_Work to complete_.
Please, without the pictures, retype exactly the lines from the start of the material through the line that holds "text=titleblue] (title) at".

_Information provided_.
════════════════
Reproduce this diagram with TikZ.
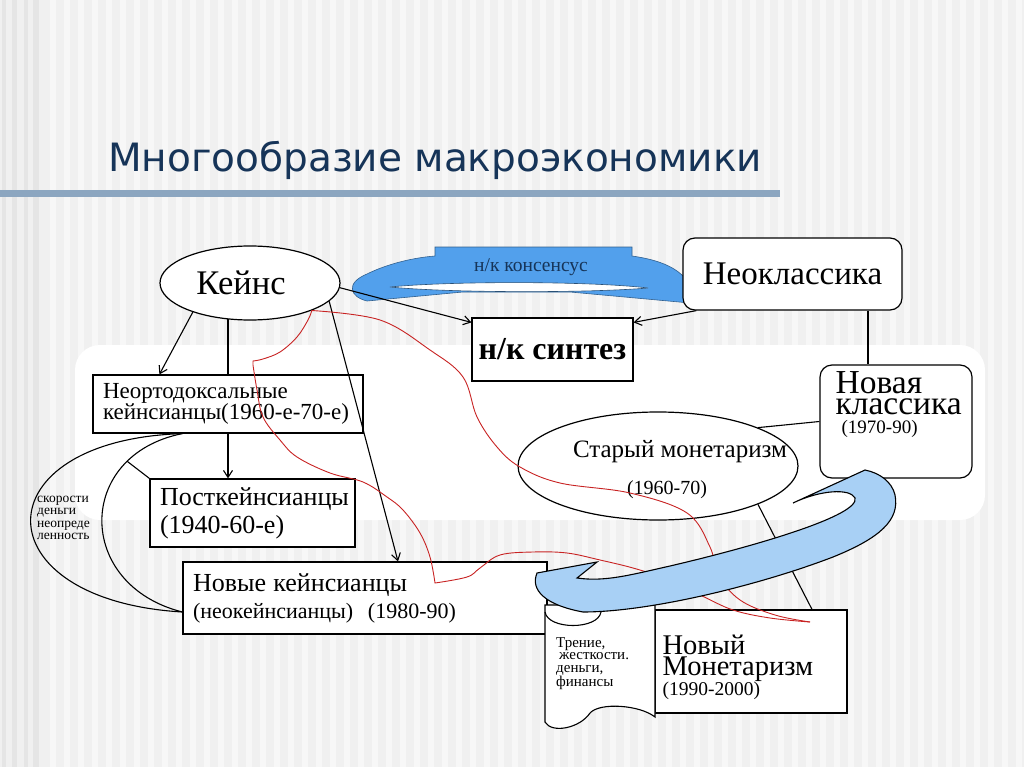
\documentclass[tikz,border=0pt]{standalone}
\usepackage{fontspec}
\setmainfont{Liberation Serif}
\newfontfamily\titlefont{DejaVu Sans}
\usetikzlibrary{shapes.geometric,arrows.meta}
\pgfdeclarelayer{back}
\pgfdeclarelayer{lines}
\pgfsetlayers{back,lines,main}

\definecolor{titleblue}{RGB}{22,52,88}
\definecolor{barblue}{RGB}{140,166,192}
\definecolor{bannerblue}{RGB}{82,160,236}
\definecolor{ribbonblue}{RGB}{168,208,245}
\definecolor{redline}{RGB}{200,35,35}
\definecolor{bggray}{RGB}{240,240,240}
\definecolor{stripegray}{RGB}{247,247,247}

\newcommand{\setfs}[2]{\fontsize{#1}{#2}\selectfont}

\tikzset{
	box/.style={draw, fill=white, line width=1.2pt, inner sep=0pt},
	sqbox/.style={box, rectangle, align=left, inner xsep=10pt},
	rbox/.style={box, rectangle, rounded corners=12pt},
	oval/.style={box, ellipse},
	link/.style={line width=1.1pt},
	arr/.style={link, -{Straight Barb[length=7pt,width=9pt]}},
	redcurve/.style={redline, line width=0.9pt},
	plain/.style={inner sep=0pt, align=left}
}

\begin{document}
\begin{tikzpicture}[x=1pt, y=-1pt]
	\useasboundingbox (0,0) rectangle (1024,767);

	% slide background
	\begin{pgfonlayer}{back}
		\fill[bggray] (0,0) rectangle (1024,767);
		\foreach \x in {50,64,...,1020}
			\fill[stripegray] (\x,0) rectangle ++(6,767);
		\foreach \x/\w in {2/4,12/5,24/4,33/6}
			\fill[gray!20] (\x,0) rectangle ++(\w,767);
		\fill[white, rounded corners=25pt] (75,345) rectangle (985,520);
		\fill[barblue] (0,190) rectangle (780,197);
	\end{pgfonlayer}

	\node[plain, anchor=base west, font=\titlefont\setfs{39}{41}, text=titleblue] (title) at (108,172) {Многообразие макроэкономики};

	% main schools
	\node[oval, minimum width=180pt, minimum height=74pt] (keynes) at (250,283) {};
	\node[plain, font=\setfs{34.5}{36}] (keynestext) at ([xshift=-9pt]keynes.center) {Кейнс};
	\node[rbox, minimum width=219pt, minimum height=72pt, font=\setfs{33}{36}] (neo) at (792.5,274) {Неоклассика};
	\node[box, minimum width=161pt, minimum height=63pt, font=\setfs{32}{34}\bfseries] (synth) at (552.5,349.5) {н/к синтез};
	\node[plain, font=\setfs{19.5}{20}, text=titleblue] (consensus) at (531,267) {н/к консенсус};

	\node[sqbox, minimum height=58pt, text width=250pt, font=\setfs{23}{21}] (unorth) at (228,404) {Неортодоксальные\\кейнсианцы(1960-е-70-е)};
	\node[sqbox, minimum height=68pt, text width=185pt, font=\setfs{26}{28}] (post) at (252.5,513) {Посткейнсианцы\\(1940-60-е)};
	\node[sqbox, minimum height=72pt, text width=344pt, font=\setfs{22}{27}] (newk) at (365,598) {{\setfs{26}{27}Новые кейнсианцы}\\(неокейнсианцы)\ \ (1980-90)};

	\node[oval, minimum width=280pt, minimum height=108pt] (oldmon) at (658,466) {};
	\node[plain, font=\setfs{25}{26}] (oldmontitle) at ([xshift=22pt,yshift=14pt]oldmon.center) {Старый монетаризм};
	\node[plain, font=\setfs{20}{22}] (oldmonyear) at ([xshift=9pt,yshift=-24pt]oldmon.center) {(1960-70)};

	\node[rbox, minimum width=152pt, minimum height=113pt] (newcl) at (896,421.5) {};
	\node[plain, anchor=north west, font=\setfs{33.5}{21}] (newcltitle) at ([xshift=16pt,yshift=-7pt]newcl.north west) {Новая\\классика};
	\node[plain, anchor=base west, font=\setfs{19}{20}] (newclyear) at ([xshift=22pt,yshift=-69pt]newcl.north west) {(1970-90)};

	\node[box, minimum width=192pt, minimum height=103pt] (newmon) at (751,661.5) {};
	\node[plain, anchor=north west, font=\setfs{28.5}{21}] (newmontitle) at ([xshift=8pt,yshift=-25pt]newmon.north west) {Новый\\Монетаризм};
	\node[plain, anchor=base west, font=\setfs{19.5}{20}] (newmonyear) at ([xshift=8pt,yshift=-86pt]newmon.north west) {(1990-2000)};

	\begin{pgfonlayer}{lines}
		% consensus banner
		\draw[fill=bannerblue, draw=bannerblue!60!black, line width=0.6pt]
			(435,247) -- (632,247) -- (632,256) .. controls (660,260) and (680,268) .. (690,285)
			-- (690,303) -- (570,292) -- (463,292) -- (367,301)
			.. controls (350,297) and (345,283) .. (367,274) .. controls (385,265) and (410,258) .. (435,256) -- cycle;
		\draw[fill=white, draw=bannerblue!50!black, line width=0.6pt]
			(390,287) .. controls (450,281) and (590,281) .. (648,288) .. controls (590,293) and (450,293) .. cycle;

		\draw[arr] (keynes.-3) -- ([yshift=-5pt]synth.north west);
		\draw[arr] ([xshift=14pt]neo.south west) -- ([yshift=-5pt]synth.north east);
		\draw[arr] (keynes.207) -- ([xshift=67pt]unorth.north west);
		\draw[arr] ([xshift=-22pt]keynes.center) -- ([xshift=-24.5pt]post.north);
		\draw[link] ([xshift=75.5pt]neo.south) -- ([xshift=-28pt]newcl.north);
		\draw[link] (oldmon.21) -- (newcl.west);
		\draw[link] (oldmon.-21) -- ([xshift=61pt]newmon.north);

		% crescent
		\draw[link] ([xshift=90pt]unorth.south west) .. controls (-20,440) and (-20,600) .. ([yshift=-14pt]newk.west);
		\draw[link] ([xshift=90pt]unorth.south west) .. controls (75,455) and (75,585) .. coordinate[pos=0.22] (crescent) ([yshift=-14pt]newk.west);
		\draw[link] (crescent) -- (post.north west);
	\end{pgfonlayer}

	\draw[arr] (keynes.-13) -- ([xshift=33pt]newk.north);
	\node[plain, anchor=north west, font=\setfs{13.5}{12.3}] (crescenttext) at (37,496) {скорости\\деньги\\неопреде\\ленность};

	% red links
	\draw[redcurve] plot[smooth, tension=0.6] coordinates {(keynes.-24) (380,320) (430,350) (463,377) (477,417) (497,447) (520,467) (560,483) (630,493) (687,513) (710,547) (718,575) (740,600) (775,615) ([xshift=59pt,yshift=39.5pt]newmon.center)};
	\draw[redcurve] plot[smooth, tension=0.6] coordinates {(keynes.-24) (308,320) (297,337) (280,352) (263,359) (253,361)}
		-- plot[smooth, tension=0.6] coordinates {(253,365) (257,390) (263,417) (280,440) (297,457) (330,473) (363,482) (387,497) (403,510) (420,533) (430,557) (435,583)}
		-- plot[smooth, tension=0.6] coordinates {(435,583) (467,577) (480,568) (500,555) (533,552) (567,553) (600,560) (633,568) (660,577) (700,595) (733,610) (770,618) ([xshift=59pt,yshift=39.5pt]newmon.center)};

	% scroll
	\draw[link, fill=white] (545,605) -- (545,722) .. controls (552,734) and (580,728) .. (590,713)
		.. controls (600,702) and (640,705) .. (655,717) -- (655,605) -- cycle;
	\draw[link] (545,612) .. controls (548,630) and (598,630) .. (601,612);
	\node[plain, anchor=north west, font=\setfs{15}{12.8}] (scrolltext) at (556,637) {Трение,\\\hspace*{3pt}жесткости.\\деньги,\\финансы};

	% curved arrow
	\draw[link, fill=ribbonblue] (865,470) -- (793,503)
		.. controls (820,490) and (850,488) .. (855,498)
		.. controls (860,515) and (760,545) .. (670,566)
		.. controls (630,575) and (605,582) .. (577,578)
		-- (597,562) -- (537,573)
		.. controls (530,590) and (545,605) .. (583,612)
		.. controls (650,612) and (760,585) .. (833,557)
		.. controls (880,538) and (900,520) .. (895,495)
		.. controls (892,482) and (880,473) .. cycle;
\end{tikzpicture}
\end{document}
════════════════
_Task response_.
Reproduce this diagram with TikZ.
\documentclass[tikz,border=0pt]{standalone}
\usepackage{fontspec}
\setmainfont{Liberation Serif}
\newfontfamily\titlefont{DejaVu Sans}
\usetikzlibrary{shapes.geometric,arrows.meta}
\pgfdeclarelayer{back}
\pgfdeclarelayer{lines}
\pgfsetlayers{back,lines,main}

\definecolor{titleblue}{RGB}{22,52,88}
\definecolor{barblue}{RGB}{140,166,192}
\definecolor{bannerblue}{RGB}{82,160,236}
\definecolor{ribbonblue}{RGB}{168,208,245}
\definecolor{redline}{RGB}{200,35,35}
\definecolor{bggray}{RGB}{240,240,240}
\definecolor{stripegray}{RGB}{247,247,247}

\newcommand{\setfs}[2]{\fontsize{#1}{#2}\selectfont}

\tikzset{
	box/.style={draw, fill=white, line width=1.2pt, inner sep=0pt},
	sqbox/.style={box, rectangle, align=left, inner xsep=10pt},
	rbox/.style={box, rectangle, rounded corners=12pt},
	oval/.style={box, ellipse},
	link/.style={line width=1.1pt},
	arr/.style={link, -{Straight Barb[length=7pt,width=9pt]}},
	redcurve/.style={redline, line width=0.9pt},
	plain/.style={inner sep=0pt, align=left}
}

\begin{document}
\begin{tikzpicture}[x=1pt, y=-1pt]
	\useasboundingbox (0,0) rectangle (1024,767);

	% slide background
	\begin{pgfonlayer}{back}
		\fill[bggray] (0,0) rectangle (1024,767);
		\foreach \x in {50,64,...,1020}
			\fill[stripegray] (\x,0) rectangle ++(6,767);
		\foreach \x/\w in {2/4,12/5,24/4,33/6}
			\fill[gray!20] (\x,0) rectangle ++(\w,767);
		\fill[white, rounded corners=25pt] (75,345) rectangle (985,520);
		\fill[barblue] (0,190) rectangle (780,197);
	\end{pgfonlayer}

	\node[plain, anchor=base west, font=\titlefont\setfs{39}{41}, text=titleblue] (title) at (108,172) {Многообразие макроэкономики};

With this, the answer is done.